VIDEO-INTERVISTA Cecchi Gori |
Vittorio Cecchi Gori torna in scena a Cannes – dopo tre anni di silenzio – e ruba i riflettori al festival. Annuncia la rinascita della fenice dalle sue ceneri. Addirittura un film sulla sua vicenda – un giallo – per “fare nomi e cognomi” e raccontare tutto. “Vorrei che lo dirigesse Marco Risi, ancora non so chi farà me e Valeria, ci sto pensando”.
Arriva con quaranta minuti di ritardo, il “senatore” e il Padiglione italiano non è mai stato così affollato di cronisti e curiosi. Gli dà il benvenuto Marina Cicogna, lui si apposta su una sedia, come in un talk show televisivo, e parte in quarta. “Non me sono mai andato”, dice celando l’agitazione. “Pinocchio è stato il primo incasso della stagione, Il principe e il pirata il secondo dell’anno scorso, L’anima gemella lo vogliono già rifare gli americani: tutti film miei”.
È vero, c’è stata una crisi, mi hanno perseguitato, mi hanno torturato, mi hanno fatto irruzione in casa con le pistole in pugno e solo Valeria è rimasta al mio fianco. Ma io non mi sono arreso, ci ho messo tre anni a capire e ora riprendo la mia scuderia: Salemme, Verdone, D’Alò, Rubini, Vanzina, Ricky Tognazzi, Ceccherini, magari un nuovo Benigni, perché Pinocchio nessuno l’ha difeso e gli americani hanno sbagliato strategia, l’hanno venduto come un film per ragazzi”.
Poi, la vera sorpresa, la difesa di Berlusconi. “Sono l’uomo più perseguitato d’Italia dopo di lui”, dice Cecchi Gori, che un tempo sembrava replicare le tappe di un impero mediatico fatto di cinema, tv, informazione, sport e politica. “Lo conosco da venticinque anni, è un ottimo imprenditore… non è giusto parlare male del presidente del consiglio, così si demoliscono le istituzioni”. Di seguito, senza riprendere fiato, attacca Moretti. “Usa il cinema per fare politica, ma l’opposizione la lasci a Bertinotti e se ha qualcosa da dire sul processo Ariosto, ci faccia un film”.
Si schiera, per chi non lo sapesse: “Sono cattolico, sono un uomo di centro, lo sono sempre stato”.
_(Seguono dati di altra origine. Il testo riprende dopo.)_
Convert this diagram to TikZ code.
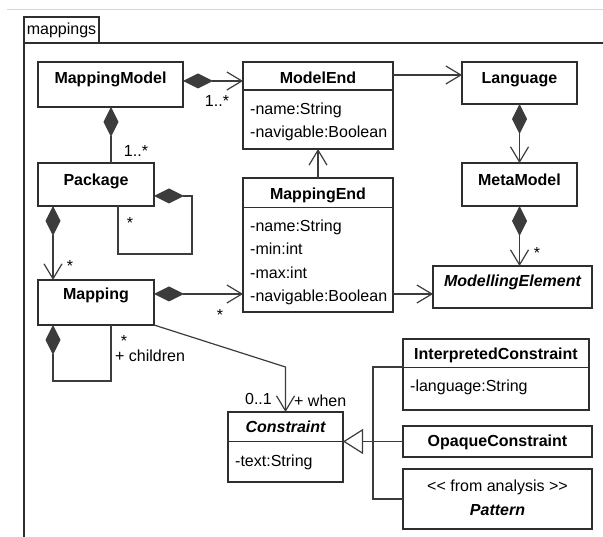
\documentclass[tikz,border=0pt]{standalone}
\usepackage{fontspec}
\setmainfont{Liberation Sans}
\usetikzlibrary{arrows.meta}
\definecolor{ln}{HTML}{2E2E2E}
\definecolor{wire}{HTML}{3C3C3C}
\definecolor{rule}{HTML}{D6D6D6}
\begin{document}
\fontsize{16}{19}\selectfont
\begin{tikzpicture}[x=1pt,y=-1pt,
    cls/.style={draw=ln,line width=1.5pt,fill=white,inner sep=0pt,outer sep=0pt},
    ttl/.style={font=\bfseries,anchor=base,inner sep=0pt},
    abst/.style={font=\bfseries\itshape,anchor=base,inner sep=0pt},
    attr/.style={anchor=base west,inner sep=0pt},
    lbl/.style={inner sep=0pt},
    comp/.style={{Diamond[length=30pt,width=15pt]}-},
    nav/.style={-{Straight Barb[length=15pt,width=18pt]}},
    compnav/.style={{Diamond[length=30pt,width=15pt]}-{Straight Barb[length=15pt,width=18pt]}},
    gen/.style={-{Triangle[open,length=20pt,width=25pt,fill=white]}}]
  \useasboundingbox (0,0) rectangle (603,537);
  \draw[rule,line width=1pt] (7,10) -- (603,10);
  \draw[ln,line width=1.5pt] (24,537) -- (24,43) -- (603,43);
  \node[cls,fill=none,minimum width=75pt,minimum height=26pt] (tab) at (61.5,30) {mappings};

  \node[cls,minimum width=145pt,minimum height=45pt] (mm) at (110.5,84.5) {};
  \node[cls,minimum width=150pt,minimum height=87pt] (me) at (318,105.5) {};
  \node[cls,minimum width=115pt,minimum height=42pt] (lang) at (519.5,83) {};
  \node[cls,minimum width=116pt,minimum height=43pt] (pkg) at (96,184.5) {};
  \node[cls,minimum width=115pt,minimum height=43pt] (meta) at (519.5,184.5) {};
  \node[cls,minimum width=150pt,minimum height=134pt] (mend) at (318,245) {};
  \node[cls,minimum width=116pt,minimum height=45pt] (map) at (96,302.5) {};
  \node[cls,minimum width=159pt,minimum height=42pt] (melem) at (512.5,287) {};
  \node[cls,minimum width=115pt,minimum height=70pt] (con) at (285.5,447) {};
  \node[cls,minimum width=186pt,minimum height=71pt] (icon) at (496,374.5) {};
  \node[cls,minimum width=189pt,minimum height=31pt] (ocon) at (497.5,441.5) {};
  \node[cls,minimum width=189pt,minimum height=60pt] (pat) at (497.5,499) {};

  \draw[ln,line width=1.5pt] (me.west |- 0,90) -- (me.east |- 0,90);
  \draw[ln,line width=1.5pt] (mend.west |- 0,207.7) -- (mend.east |- 0,207.7);
  \draw[ln,line width=1.5pt] (con.west |- 0,441.7) -- (con.east |- 0,441.7);
  \draw[ln,line width=1.5pt] (icon.west |- 0,367.7) -- (icon.east |- 0,367.7);

  \node[ttl] (mmT) at (110.5,83.5) {MappingModel};
  \node[ttl] (meT) at (318,83.5) {ModelEnd};
  \node[attr] (meA1) at (250,115) {-name:String};
  \node[attr] (meA2) at (250,138) {-navigable:Boolean};
  \node[ttl] (langT) at (519.5,83.5) {Language};
  \node[ttl] (pkgT) at (96,185.5) {Package};
  \node[ttl] (metaT) at (519.5,185.5) {MetaModel};
  \node[ttl] (mendT) at (318,200) {MappingEnd};
  \node[attr] (mendA1) at (250,231.5) {-name:String};
  \node[attr] (mendA2) at (250,254.8) {-min:int};
  \node[attr] (mendA3) at (250,278.1) {-max:int};
  \node[attr] (mendA4) at (250,301.4) {-navigable:Boolean};
  \node[ttl] (mapT) at (96,300) {Mapping};
  \node[abst] (melemT) at (512.5,286.5) {ModellingElement};
  \node[abst] (conT) at (285.5,432.5) {Constraint};
  \node[attr] (conA) at (235,466.5) {-text:String};
  \node[ttl] (iconT) at (496,360) {InterpretedConstraint};
  \node[attr] (iconA) at (410,391.5) {-language:String};
  \node[ttl] (oconT) at (497.5,446.5) {OpaqueConstraint};
  \node[lbl,anchor=base] (patS) at (497.5,491.5) {<\kern0pt< from analysis >\kern0pt>};
  \node[abst] (patT) at (497.5,515) {Pattern};

  \coordinate (bend) at (285.5,367);
  \coordinate (trunk) at (373,441.5);
  \begin{scope}[wire,line width=1.2pt]
    \draw[compnav] ([yshift=3.5pt]mm.east) to ([yshift=3.5pt]mm.east -| me.west);
    \draw[nav] ([yshift=8pt]lang.west -| me.east) to ([yshift=8pt]lang.west);
    \draw[comp] ([xshift=0.5pt]mm.south) to ([xshift=0.5pt]mm.south |- pkg.north);
    \draw[comp] ([yshift=-11.5pt]pkg.east) -- ++(38,0) -- ++(0,58) -| ([xshift=22pt]pkg.south);
    \draw[compnav] ([xshift=-43pt]pkg.south) to ([xshift=-43pt]map.north);
    \draw[compnav] ([yshift=8.5pt]map.east) to ([yshift=8.5pt]map.east -| mend.west);
    \draw[comp] ([xshift=-43pt]map.south) -- ++(0,56) -| ([xshift=15pt]map.south);
    \draw[nav] (map.south east) -- (bend) -- (con.north);
    \draw[nav] (mend.north) to (me.south);
    \draw[nav] ([yshift=-49pt]mend.east) to ([yshift=-49pt]mend.east -| melem.west);
    \draw[compnav] (lang.south) to (meta.north);
    \draw[compnav] (meta.south) to (meta.south |- melem.north);
    \draw[gen] (ocon.west) to (ocon.west -| con.east);
    \draw ([yshift=7.5pt]icon.west) -| (trunk) |- (pat.west);
  \end{scope}

  \node[lbl,anchor=base] (mmMul) at (217,107) {1..*};
  \node[lbl,anchor=base] (pkgMul) at (136,156.5) {1..*};
  \node[lbl,anchor=north] (subMul) at (130,217) {*};
  \node[lbl,anchor=north] (mapMul) at (70,260) {*};
  \node[lbl,anchor=north] (endMul) at (220,309) {*};
  \node[lbl,anchor=north] (kidMul) at (124,335) {*};
  \node[lbl,anchor=base west] (kidRole) at (115,361.5) {+ children};
  \node[lbl,anchor=base east] (whenMul) at (272,405) {0..1};
  \node[lbl,anchor=base west] (whenRole) at (294,406.5) {+ when};
  \node[lbl,anchor=north] (elemMul) at (537,247) {*};
\end{tikzpicture}
\end{document}
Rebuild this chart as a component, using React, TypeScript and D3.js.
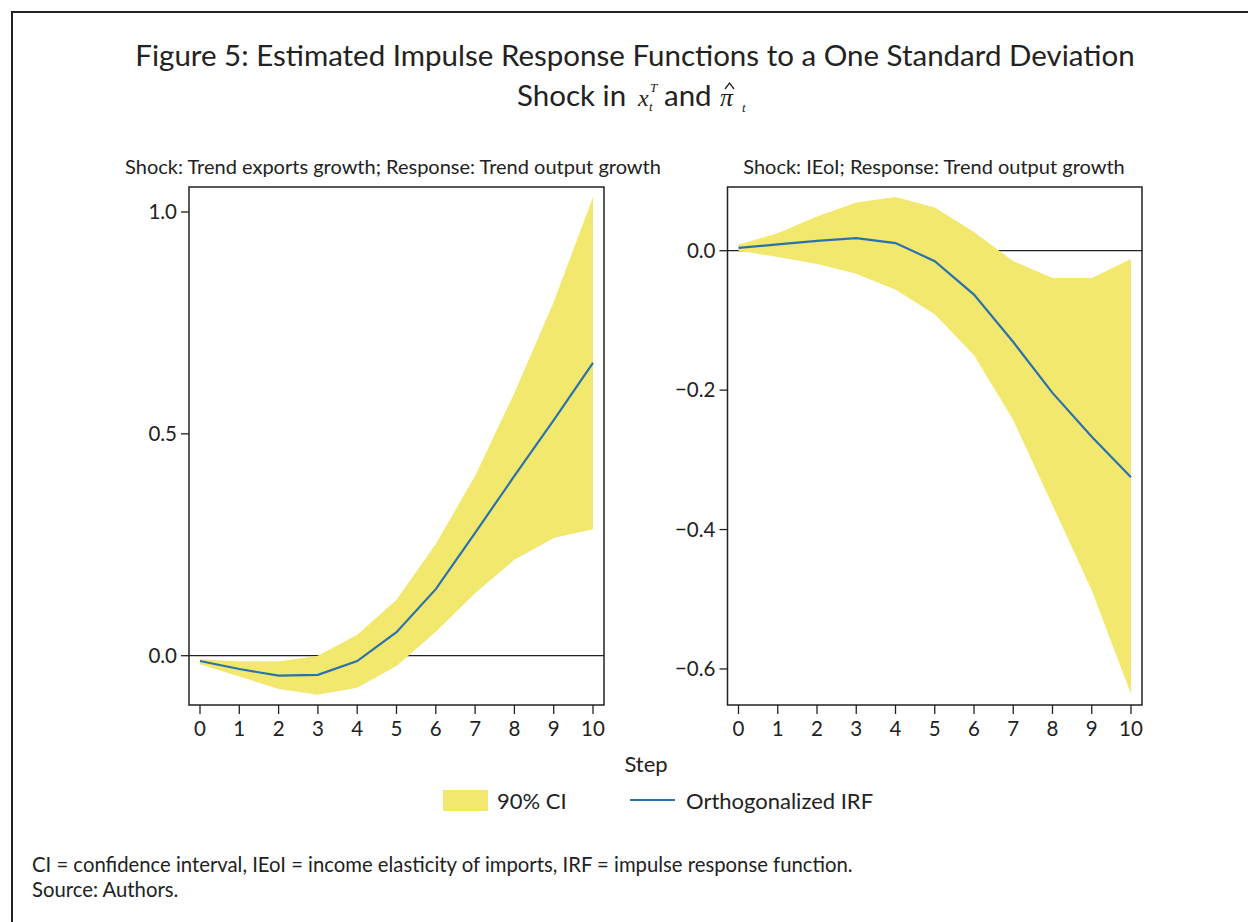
import React from "react";
import * as d3 from "d3";

const steps = [0, 1, 2, 3, 4, 5, 6, 7, 8, 9, 10];

// Panel 1: Shock: Trend exports growth; Response: Trend output growth
const irf1 = [-0.012, -0.03, -0.045, -0.043, -0.012, 0.053, 0.15, 0.277, 0.405, 0.531, 0.66];
const upper1 = [-0.008, -0.013, -0.013, 0.0, 0.047, 0.126, 0.252, 0.405, 0.592, 0.797, 1.034];
const lower1 = [-0.019, -0.047, -0.075, -0.088, -0.072, -0.023, 0.054, 0.141, 0.216, 0.265, 0.285];
const yTicks1 = [0, 0.5, 1.0];

// Panel 2: Shock: IEoI; Response: Trend output growth
const irf2 = [0.004, 0.009, 0.014, 0.018, 0.011, -0.015, -0.063, -0.131, -0.204, -0.267, -0.325];
const upper2 = [0.009, 0.025, 0.049, 0.069, 0.077, 0.062, 0.027, -0.015, -0.039, -0.039, -0.012];
const lower2 = [0.0, -0.009, -0.019, -0.033, -0.056, -0.091, -0.15, -0.243, -0.365, -0.487, -0.636];
const yTicks2 = [0, -0.2, -0.4, -0.6];

const titleLine1 = "Figure 5: Estimated Impulse Response Functions to a One Standard Deviation";
const subtitle1 = "Shock: Trend exports growth; Response: Trend output growth";
const subtitle2 = "Shock: IEoI; Response: Trend output growth";
const xAxisTitle = "Step";
const legendCI = "90% CI";
const legendIRF = "Orthogonalized IRF";
const note1 = "CI = confidence interval, IEoI = income elasticity of imports, IRF = impulse response function.";
const note2 = "Source: Authors.";

const YELLOW = "#f2e86d";
const BLUE = "#2a72ad";
const INK = "#222222";
const FONT = "Lato, 'Open Sans', sans-serif";

type PanelProps = {
  x0: number; x1: number; top: number; bottom: number;
  domain: [number, number];
  irf: number[]; upper: number[]; lower: number[];
  yTicks: number[];
  subtitle: string; subtitleX: number;
};

function fmt(v: number) {
  const s = d3.format(".1f")(Math.abs(v));
  return v < 0 ? "\u2212" + s : s;
}

function Panel(p: PanelProps) {
  const pad = 11;
  const x = d3.scaleLinear().domain([0, 10]).range([p.x0 + pad, p.x1 - pad]);
  const y = d3.scaleLinear().domain(p.domain).range([p.bottom, p.top]);
  const area = d3.area<number>()
    .x((_, i) => x(steps[i]))
    .y0((_, i) => y(p.lower[i]))
    .y1((_, i) => y(p.upper[i]));
  const line = d3.line<number>()
    .x((_, i) => x(steps[i]))
    .y((d) => y(d));
  return (
    <g>
      <text x={p.subtitleX} y={174} textAnchor="middle" fontSize={20} fill={INK} fontFamily={FONT}>{p.subtitle}</text>
      <line x1={p.x0} x2={p.x1} y1={y(0)} y2={y(0)} stroke={INK} strokeWidth={1.3} />
      <path d={area(p.irf) || ""} fill={YELLOW} />
      <path d={line(p.irf) || ""} fill="none" stroke={BLUE} strokeWidth={2.2} />
      <rect x={p.x0} y={p.top} width={p.x1 - p.x0} height={p.bottom - p.top} fill="none" stroke={INK} strokeWidth={1.5} />
      {p.yTicks.map((t) => (
        <g key={t}>
          <line x1={p.x0 - 8} x2={p.x0} y1={y(t)} y2={y(t)} stroke={INK} strokeWidth={1.3} />
          <text x={p.x0 - 12} y={y(t)} dy="0.35em" textAnchor="end" fontSize={20.5} fill={INK} fontFamily={FONT}>{fmt(t)}</text>
        </g>
      ))}
      {steps.map((s) => (
        <g key={s}>
          <line x1={x(s)} x2={x(s)} y1={p.bottom} y2={p.bottom + 9} stroke={INK} strokeWidth={1.3} />
          <text x={x(s)} y={p.bottom + 24} dy="0.35em" textAnchor="middle" fontSize={20.5} fill={INK} fontFamily={FONT}>{s}</text>
        </g>
      ))}
    </g>
  );
}

export default function App() {
  const serif = "'Liberation Serif', 'DejaVu Serif', serif";
  return (
    <svg width={1248} height={922} style={{ position: "absolute", left: 0, top: 0, background: "#fff" }}>
      <rect x={0} y={0} width={1248} height={922} fill="#fff" />
      <line x1={11} x2={1248} y1={12} y2={12} stroke={INK} strokeWidth={2} />
      <line x1={12} x2={12} y1={11} y2={922} stroke={INK} strokeWidth={2} />

      <text x={635} y={66} textAnchor="middle" fontSize={29.5} fill={INK} fontFamily={FONT}>{titleLine1}</text>
      <text x={517} y={106} fontSize={29.5} fill={INK} fontFamily={FONT}>Shock in</text>
      <text x={638} y={106} fontSize={24} fill={INK} fontFamily={serif} fontStyle="italic">x</text>
      <text x={650} y={92} fontSize={13} fill={INK} fontFamily={serif} fontStyle="italic">T</text>
      <text x={649} y={111} fontSize={13} fill={INK} fontFamily={serif} fontStyle="italic">t</text>
      <text x={664} y={106} fontSize={29.5} fill={INK} fontFamily={FONT}>and</text>
      <text x={720} y={106} fontSize={26} fill={INK} fontFamily={serif} fontStyle="italic">{"\u03C0"}</text>
      <path d="M725 89 L729.5 83 L734 89" fill="none" stroke={INK} strokeWidth={1.3} />
      <text x={742} y={112} fontSize={13} fill={INK} fontFamily={serif} fontStyle="italic">t</text>

      <Panel x0={189} x1={604} top={187} bottom={705} domain={[-0.1111, 1.0563]}
        irf={irf1} upper={upper1} lower={lower1} yTicks={yTicks1} subtitle={subtitle1} subtitleX={393} />
      <Panel x0={727.5} x1={1142} top={187} bottom={705} domain={[-0.6517, 0.0914]}
        irf={irf2} upper={upper2} lower={lower2} yTicks={yTicks2} subtitle={subtitle2} subtitleX={934} />

      <text x={646} y={772} textAnchor="middle" fontSize={22} fill={INK} fontFamily={FONT}>{xAxisTitle}</text>
      <rect x={443} y={790} width={45} height={21} fill={YELLOW} />
      <text x={497} y={809} fontSize={22} fill={INK} fontFamily={FONT}>{legendCI}</text>
      <line x1={630} x2={675} y1={800} y2={800} stroke={BLUE} strokeWidth={2.2} />
      <text x={686} y={809} fontSize={22} fill={INK} fontFamily={FONT}>{legendIRF}</text>

      <text x={32} y={872} fontSize={20.3} fill={INK} fontFamily={FONT}>{note1}</text>
      <text x={32} y={897} fontSize={20.3} fill={INK} fontFamily={FONT}>{note2}</text>
    </svg>
  );
}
Come Moretti, usa il festival per fare politica. Microfoni e telecamere lo seguono sulla terrazza del Pavillon: dice di voler fare i nomi dei suoi flagellatori solo nel film, per ora parla di partito orizzontale, di ladri che trasformano il derubato in imputato. “La mia azienda era un boccone prelibato, ha fatto gola a qualcuno, io non ho saputo difendermi, era come una gioielleria nel Colosseo: i diritti del calcio, le sale… l’Adriano da solo vale 200 miliardi”. Fa riferimento alla vicenda Seat-Telecom. “Con gli attuali amministratori c’è qualche diffidenza ma ci capiamo. Sicuramente Tronchetti Provera è una persona di grande tratto, diverso da chi l’ha preceduto”.
Le domande si accavallano. Tornerà a distribuire autonomamente dalla Medusa? “Vedremo, per ora l’accordo resta. In passato abbiamo spesso collaborato con altri, Columbia, Warner”. Ci sono progetti in America? “Sì e resta l’idea di rafforzare la sede di Londra”. Basta, si va via. Valeria sul panfilo già lo aspetta.